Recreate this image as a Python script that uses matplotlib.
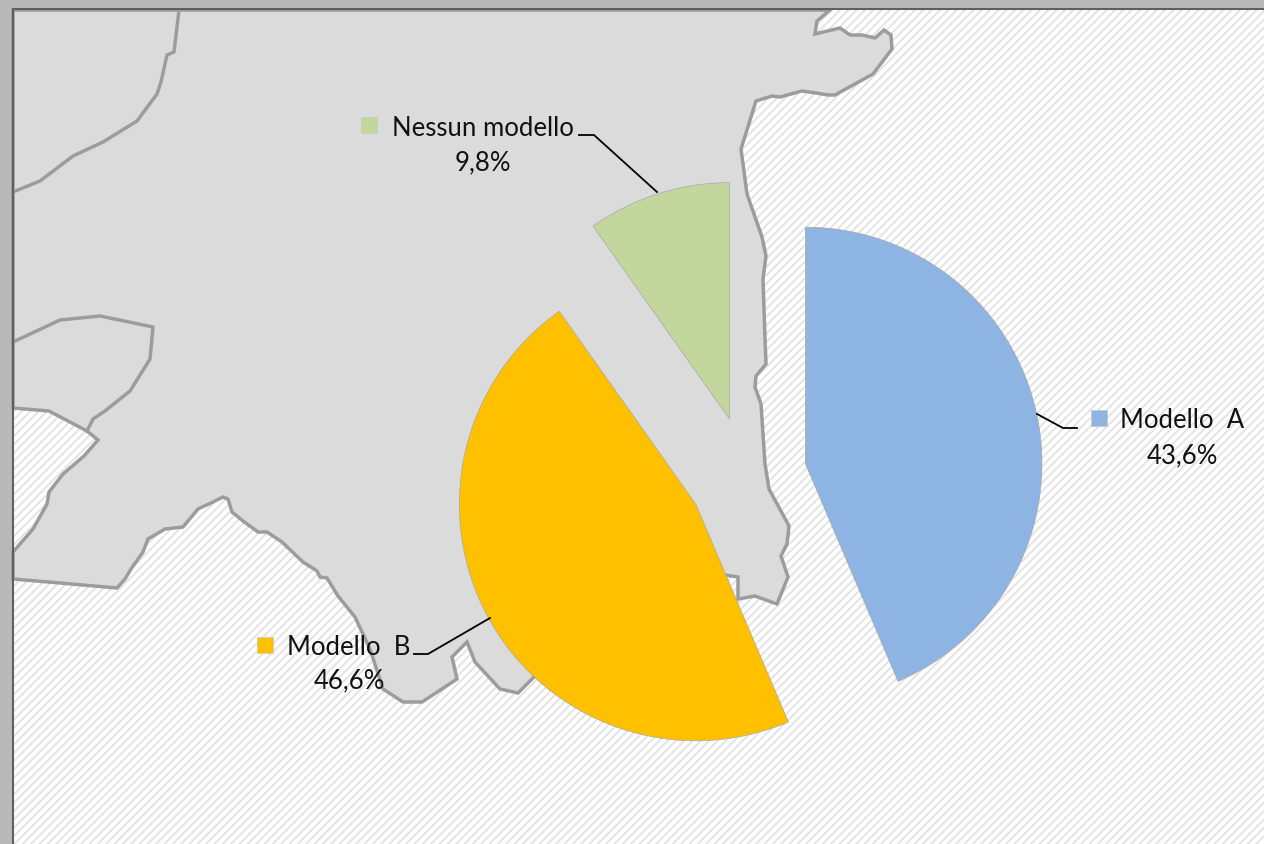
import matplotlib
matplotlib.use("Agg")
import matplotlib.pyplot as plt
from matplotlib.patches import Polygon, Rectangle

W, H = 1264, 845

categories = ["Modello  A", "Modello  B", "Nessun modello"]
values = [43.6, 46.6, 9.8]
colors = ["#8EB4E3", "#FFC000", "#C3D69B"]
value_labels = ["43,6%", "46,6%", "9,8%"]

# background map, traced in image pixels
land = [(830, 11), (817, 22), (815, 35), (840, 29), (850, 36), (862, 36), (875, 39), (884, 31),
        (891, 36), (892, 50), (873, 75), (835, 96), (828, 96), (816, 94), (802, 92), (780, 98),
        (772, 97), (756, 102), (741, 150), (747, 195), (762, 238), (766, 257), (763, 280),
        (765, 340), (766, 365), (756, 377), (755, 388), (761, 405), (765, 465), (769, 490),
        (789, 527), (787, 545), (781, 557), (788, 578), (777, 605), (755, 597), (738, 600),
        (738, 578), (725, 576), (640, 600), (534, 678), (518, 694), (500, 690), (475, 663),
        (467, 643), (452, 658), (457, 680), (422, 703), (403, 703), (383, 690), (370, 650),
        (355, 618), (338, 597), (327, 579), (320, 578), (317, 572), (303, 563), (282, 543),
        (267, 533), (258, 533), (243, 522), (232, 513), (228, 500), (223, 498), (213, 503),
        (198, 510), (183, 528), (165, 530), (148, 540), (143, 553), (131, 570), (125, 580),
        (117, 589), (60, 584), (13, 580), (13, 553), (33, 530), (47, 505), (49, 493), (63, 475),
        (84, 457), (98, 441), (87, 432), (49, 412), (13, 409), (13, 11)]
border_north = [(13, 193), (40, 182), (73, 157), (103, 143), (137, 122), (157, 95), (161, 83),
                (167, 56), (174, 53), (179, 11)]
border_west = [(13, 343), (60, 321), (100, 317), (153, 328), (150, 360), (130, 392), (105, 412),
               (93, 420), (87, 432)]


def flip(points):
    return [(x, H - y) for x, y in points]


plt.rcParams["font.family"] = ["Lato", "DejaVu Sans"]
plt.rcParams["hatch.linewidth"] = 1.3
plt.rcParams["hatch.color"] = "#E2E2E2"

fig = plt.figure(figsize=(12.64, 8.45), dpi=100, facecolor="#B9B9B9")
ax = fig.add_axes([0, 0, 1, 1])

ax.add_patch(Rectangle((13, 0), W - 13, H - 10, facecolor="white", edgecolor="none", zorder=0))
ax.add_patch(Rectangle((13, 0), W - 13, H - 10, facecolor="none", edgecolor="#E2E2E2", hatch="////", lw=0, zorder=1))
ax.add_patch(Polygon(flip(land), closed=True, facecolor="#DBDBDB", edgecolor="#9C9C9C", lw=2.5, zorder=2))
ax.plot(*zip(*flip(border_north)), color="#9C9C9C", lw=2.5, zorder=3)
ax.plot(*zip(*flip(border_west)), color="#9C9C9C", lw=2.5, zorder=3)
ax.plot([13, 13, W], [0, H - 10, H - 10], color="#5F5F5F", lw=1.5, zorder=4)

# pie explode is in data units here, so a quarter of the radius
radius = 236.5
wedges, _ = ax.pie(values, colors=colors, startangle=90, counterclock=False,
                   explode=[radius * 0.25] * 3, radius=radius, center=(747.5, H - 476.5), frame=True,
                   wedgeprops={"edgecolor": "#A8A8A8", "linewidth": 0.5, "zorder": 5})

ax.set_xlim(0, W)
ax.set_ylim(0, H)
ax.set_aspect("auto")
ax.axis("off")

# label anchors: key x, key y, name x, name y, value x, value y
label_pos = [(1099, 419, 1182, 421, 1182, 456),
             (265, 646, 349, 648, 349, 681),
             (369, 126, 483, 128, 483, 163)]
leaders = [[(1037, 415), (1063, 429), (1077, 429)],
           [(490, 619), (428, 655), (414, 655)],
           [(657, 193), (594, 136), (579, 136)]]

for i in range(3):
    kx, ky, nx, ny, vx, vy = label_pos[i]
    ax.add_patch(Rectangle((kx - 8, H - ky - 8), 16, 16, facecolor=colors[i], edgecolor="#C8C8C8", lw=0.5, zorder=6))
    ax.text(nx, H - ny, categories[i], fontsize=18.5, color="#111111", ha="center", va="center", zorder=6)
    ax.text(vx, H - vy, value_labels[i], fontsize=18.5, color="#111111", ha="center", va="center", zorder=6)
    ax.plot(*zip(*flip(leaders[i])), color="black", lw=1.3, zorder=6)

fig.savefig("out.png", dpi=100, facecolor=fig.get_facecolor())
§
• To be done: Write out the data precisely as given, excluding the pictures.

• Complete response:
Recreate this image as a Python script that uses matplotlib.
import matplotlib
matplotlib.use("Agg")
import matplotlib.pyplot as plt
from matplotlib.patches import Polygon, Rectangle

W, H = 1264, 845

categories = ["Modello  A", "Modello  B", "Nessun modello"]
values = [43.6, 46.6, 9.8]
colors = ["#8EB4E3", "#FFC000", "#C3D69B"]
value_labels = ["43,6%", "46,6%", "9,8%"]

# background map, traced in image pixels
land = [(830, 11), (817, 22), (815, 35), (840, 29), (850, 36), (862, 36), (875, 39), (884, 31),
        (891, 36), (892, 50), (873, 75), (835, 96), (828, 96), (816, 94), (802, 92), (780, 98),
        (772, 97), (756, 102), (741, 150), (747, 195), (762, 238), (766, 257), (763, 280),
        (765, 340), (766, 365), (756, 377), (755, 388), (761, 405), (765, 465), (769, 490),
        (789, 527), (787, 545), (781, 557), (788, 578), (777, 605), (755, 597), (738, 600),
        (738, 578), (725, 576), (640, 600), (534, 678), (518, 694), (500, 690), (475, 663),
        (467, 643), (452, 658), (457, 680), (422, 703), (403, 703), (383, 690), (370, 650),
        (355, 618), (338, 597), (327, 579), (320, 578), (317, 572), (303, 563), (282, 543),
        (267, 533), (258, 533), (243, 522), (232, 513), (228, 500), (223, 498), (213, 503),
        (198, 510), (183, 528), (165, 530), (148, 540), (143, 553), (131, 570), (125, 580),
        (117, 589), (60, 584), (13, 580), (13, 553), (33, 530), (47, 505), (49, 493), (63, 475),
        (84, 457), (98, 441), (87, 432), (49, 412), (13, 409), (13, 11)]
border_north = [(13, 193), (40, 182), (73, 157), (103, 143), (137, 122), (157, 95), (161, 83),
                (167, 56), (174, 53), (179, 11)]
border_west = [(13, 343), (60, 321), (100, 317), (153, 328), (150, 360), (130, 392), (105, 412),
               (93, 420), (87, 432)]


def flip(points):
    return [(x, H - y) for x, y in points]


plt.rcParams["font.family"] = ["Lato", "DejaVu Sans"]
plt.rcParams["hatch.linewidth"] = 1.3
plt.rcParams["hatch.color"] = "#E2E2E2"

fig = plt.figure(figsize=(12.64, 8.45), dpi=100, facecolor="#B9B9B9")
ax = fig.add_axes([0, 0, 1, 1])

ax.add_patch(Rectangle((13, 0), W - 13, H - 10, facecolor="white", edgecolor="none", zorder=0))
ax.add_patch(Rectangle((13, 0), W - 13, H - 10, facecolor="none", edgecolor="#E2E2E2", hatch="////", lw=0, zorder=1))
ax.add_patch(Polygon(flip(land), closed=True, facecolor="#DBDBDB", edgecolor="#9C9C9C", lw=2.5, zorder=2))
ax.plot(*zip(*flip(border_north)), color="#9C9C9C", lw=2.5, zorder=3)
ax.plot(*zip(*flip(border_west)), color="#9C9C9C", lw=2.5, zorder=3)
ax.plot([13, 13, W], [0, H - 10, H - 10], color="#5F5F5F", lw=1.5, zorder=4)

# pie explode is in data units here, so a quarter of the radius
radius = 236.5
wedges, _ = ax.pie(values, colors=colors, startangle=90, counterclock=False,
                   explode=[radius * 0.25] * 3, radius=radius, center=(747.5, H - 476.5), frame=True,
                   wedgeprops={"edgecolor": "#A8A8A8", "linewidth": 0.5, "zorder": 5})

ax.set_xlim(0, W)
ax.set_ylim(0, H)
ax.set_aspect("auto")
ax.axis("off")

# label anchors: key x, key y, name x, name y, value x, value y
label_pos = [(1099, 419, 1182, 421, 1182, 456),
             (265, 646, 349, 648, 349, 681),
             (369, 126, 483, 128, 483, 163)]
leaders = [[(1037, 415), (1063, 429), (1077, 429)],
           [(490, 619), (428, 655), (414, 655)],
           [(657, 193), (594, 136), (579, 136)]]

for i in range(3):
    kx, ky, nx, ny, vx, vy = label_pos[i]
    ax.add_patch(Rectangle((kx - 8, H - ky - 8), 16, 16, facecolor=colors[i], edgecolor="#C8C8C8", lw=0.5, zorder=6))
    ax.text(nx, H - ny, categories[i], fontsize=18.5, color="#111111", ha="center", va="center", zorder=6)
    ax.text(vx, H - vy, value_labels[i], fontsize=18.5, color="#111111", ha="center", va="center", zorder=6)
    ax.plot(*zip(*flip(leaders[i])), color="black", lw=1.3, zorder=6)

fig.savefig("out.png", dpi=100, facecolor=fig.get_facecolor())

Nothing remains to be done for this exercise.